= Supplied material =
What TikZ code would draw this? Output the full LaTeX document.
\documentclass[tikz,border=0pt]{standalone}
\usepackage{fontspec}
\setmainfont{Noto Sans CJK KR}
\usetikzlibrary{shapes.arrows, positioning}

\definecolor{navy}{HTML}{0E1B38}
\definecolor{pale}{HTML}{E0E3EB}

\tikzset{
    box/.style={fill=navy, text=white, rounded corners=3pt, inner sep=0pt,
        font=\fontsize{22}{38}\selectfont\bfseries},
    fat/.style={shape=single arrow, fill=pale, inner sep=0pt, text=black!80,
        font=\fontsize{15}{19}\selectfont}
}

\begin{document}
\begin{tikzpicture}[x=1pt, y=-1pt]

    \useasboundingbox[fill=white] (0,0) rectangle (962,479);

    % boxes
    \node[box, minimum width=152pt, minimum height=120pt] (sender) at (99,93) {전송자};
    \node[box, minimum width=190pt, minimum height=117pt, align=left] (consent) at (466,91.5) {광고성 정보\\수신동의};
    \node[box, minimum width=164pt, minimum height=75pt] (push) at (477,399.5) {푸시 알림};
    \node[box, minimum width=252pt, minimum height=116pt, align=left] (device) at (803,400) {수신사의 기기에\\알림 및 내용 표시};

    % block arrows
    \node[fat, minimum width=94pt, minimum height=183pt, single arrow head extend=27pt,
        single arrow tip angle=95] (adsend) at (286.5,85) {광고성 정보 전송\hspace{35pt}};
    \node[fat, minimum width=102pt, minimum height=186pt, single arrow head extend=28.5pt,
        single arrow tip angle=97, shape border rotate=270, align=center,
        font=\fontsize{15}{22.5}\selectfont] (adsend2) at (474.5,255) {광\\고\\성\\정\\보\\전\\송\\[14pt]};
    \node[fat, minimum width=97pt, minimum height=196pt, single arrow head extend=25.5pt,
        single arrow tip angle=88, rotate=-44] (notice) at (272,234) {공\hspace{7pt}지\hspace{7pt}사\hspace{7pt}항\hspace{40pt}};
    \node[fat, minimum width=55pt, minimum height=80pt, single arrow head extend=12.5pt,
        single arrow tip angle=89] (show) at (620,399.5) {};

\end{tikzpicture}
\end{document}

= Written problem =
Please print the material above exactly as it appears, from its first line through the line containing "minimum width=252pt, minimum", inclusive, and stop there.

= Solution =
What TikZ code would draw this? Output the full LaTeX document.
\documentclass[tikz,border=0pt]{standalone}
\usepackage{fontspec}
\setmainfont{Noto Sans CJK KR}
\usetikzlibrary{shapes.arrows, positioning}

\definecolor{navy}{HTML}{0E1B38}
\definecolor{pale}{HTML}{E0E3EB}

\tikzset{
    box/.style={fill=navy, text=white, rounded corners=3pt, inner sep=0pt,
        font=\fontsize{22}{38}\selectfont\bfseries},
    fat/.style={shape=single arrow, fill=pale, inner sep=0pt, text=black!80,
        font=\fontsize{15}{19}\selectfont}
}

\begin{document}
\begin{tikzpicture}[x=1pt, y=-1pt]

    \useasboundingbox[fill=white] (0,0) rectangle (962,479);

    % boxes
    \node[box, minimum width=152pt, minimum height=120pt] (sender) at (99,93) {전송자};
    \node[box, minimum width=190pt, minimum height=117pt, align=left] (consent) at (466,91.5) {광고성 정보\\수신동의};
    \node[box, minimum width=164pt, minimum height=75pt] (push) at (477,399.5) {푸시 알림};
    \node[box, minimum width=252pt, minimum height=116pt, align=left] (device) at (803,400) {수신사의 기기에\\알림 및 내용 표시};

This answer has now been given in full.